This problem can be posed as finding a point satisfying a system of polynomial equations and inequalities. There exist a few software for solving them, such as [QEPCAD](https://www.usna.edu/CS/qepcadweb/B/QEPCAD.html) (available in Sage) and [RAGLib](https://www-polsys.lip6.fr/~safey/RAGLib/) (available in Maple).

*UPDATED*. I've supplied the system composed of $\sum_{i<j} x_{i,j}^2=1$, $x_{i,j}\geq 0$, $c^2 = \binom{6}{3}^2/\binom{6}{2}^3$, $c>0$, and $\sum_{i<j<k} x_{i,j}x_{i,k}x_{j,k} > c$ to QEPCAD, requesting to find any point satisfying it, and it said that such point does not exist.
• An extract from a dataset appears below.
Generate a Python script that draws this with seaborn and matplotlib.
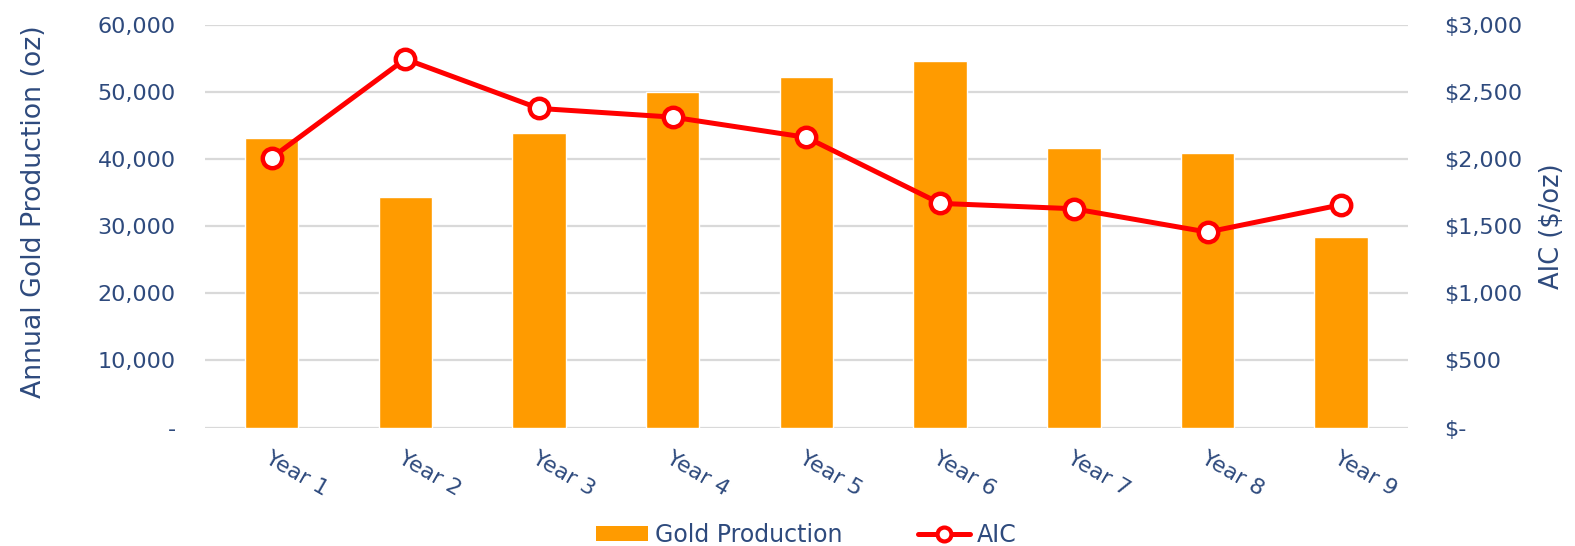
import matplotlib
matplotlib.use('Agg')
import matplotlib.pyplot as plt
import matplotlib.ticker as mticker
from matplotlib.lines import Line2D
from matplotlib.patches import Patch
import numpy as np
import pandas as pd
import seaborn as sns

years = ['Year 1', 'Year 2', 'Year 3', 'Year 4', 'Year 5', 'Year 6', 'Year 7', 'Year 8', 'Year 9']
gold_oz = [43200, 34300, 43950, 50000, 52250, 54600, 41700, 40900, 28350]
aic = [2011, 2747, 2379, 2314, 2163, 1671, 1631, 1457, 1661]

TEXT = '#2E4A7D'
BAR = '#FF9B00'
LINE = '#FF0000'
GRID = '#D9D9D9'

sns.set_style('white')
plt.rcParams['font.family'] = ['DejaVu Sans']

df = pd.DataFrame({'Year': years, 'Gold Production': gold_oz, 'AIC': aic})

fig = plt.figure(figsize=(15.75, 5.46), dpi=100)
ax = fig.add_axes([0.130, 0.217, 0.764, 0.737])

sns.barplot(data=df, x='Year', y='Gold Production', color=BAR, saturation=1,
            width=0.4, ax=ax, zorder=2)
ax.set_ylim(0, 60000)
ax.set_xlim(-0.5, len(years) - 0.5)
ax.yaxis.set_major_locator(mticker.MultipleLocator(10000))
ax.yaxis.set_major_formatter(mticker.FuncFormatter(
    lambda v, p: '-' if v == 0 else f'{v:,.0f}'))
ax.grid(axis='y', color=GRID, linewidth=1.6, zorder=0)
ax.set_axisbelow(True)
for s in ax.spines.values():
    s.set_visible(False)
ax.set_xlabel('')
ax.set_ylabel('Annual Gold Production (oz)', fontsize=19.3, color=TEXT)
ax.yaxis.set_label_coords(-0.131, 0.537)
ax.tick_params(axis='y', length=0, labelsize=16, labelcolor=TEXT, pad=21)
ax.tick_params(axis='x', length=0, labelsize=16, labelcolor=TEXT, pad=15)
for lab in ax.get_xticklabels():
    lab.set_rotation(-30)
    lab.set_ha('left')
    lab.set_rotation_mode('anchor')

ax2 = ax.twinx()
sns.lineplot(data=df, x='Year', y='AIC', sort=False, ax=ax2, color=LINE,
             linewidth=3.6, marker='o', markersize=14, markerfacecolor='white',
             markeredgecolor=LINE, markeredgewidth=3.2, zorder=3)
ax2.set_ylim(0, 3000)
ax2.yaxis.set_major_locator(mticker.MultipleLocator(500))
ax2.yaxis.set_major_formatter(mticker.FuncFormatter(
    lambda v, p: '$-' if v == 0 else f'${v:,.0f}'))
for s in ax2.spines.values():
    s.set_visible(False)
ax2.set_ylabel('AIC ($/oz)', fontsize=18.5, color=TEXT, labelpad=12)
ax2.tick_params(axis='y', length=0, labelsize=16, labelcolor=TEXT, pad=26)
ax2.set_xlabel('')

handles = [Patch(facecolor=BAR, edgecolor='none', label='Gold Production'),
           Line2D([], [], color=LINE, linewidth=3.6, marker='o', markersize=10,
                  markerfacecolor='white', markeredgecolor=LINE,
                  markeredgewidth=3, label='AIC')]
leg = fig.legend(handles=handles, loc='lower center', bbox_to_anchor=(0.512, -0.04),
                 ncol=2, frameon=False, fontsize=17, handlelength=2.2,
                 handleheight=0.6, columnspacing=3.2, handletextpad=0.3)
for t in leg.get_texts():
    t.set_color(TEXT)

fig.savefig('out.png', dpi=100)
However, along the way it comes with a lot of warnings about *"The McCallum projection may not be valid."*
Here is this [calculation at SageCell](https://sagecell.sagemath.org/?z=eJxdkc1uwjAQhO9IvMPebLdugSBVFZK5cK9EOdKAXMdBJv4JiYOCEO_eTaAU1SfvzujzeDfTObhTHexRUzYbDgDPIvkAAWeITWk1VWxWQB4qKLgC40H7xulKRk0XwX0bL6MJvqZvPGEMLsPBldEioQz2tNOoLZfcak-RyzhpCfs15WiqG0ehXaO2pobvWZo-3aviodr3VR8EbbzoovwLMGVwRytEH2VFieqe6zqH7rWDLpXMtkhxjZWv0mdbCuvVJ20Nm4txj29Nx25TeO6VLmBrNsmjxpgQk96gUBACMEZwRto-BbZGj52EbaYcE81hzAGJOcOrSuEWrKyMjzQnX3GFazB-B-dDfvmbUqVjU_lbdIr_4OC0U9raWkzGm3cOuL6mG4Ig0p9eyoA8wsGGXW6sFmSU6eOojlloIrlO6L7xH1uqlKk=&lang=sage&interacts=eJyLjgUAARUAuQ==).

Maybe RAGlib can do a better job here.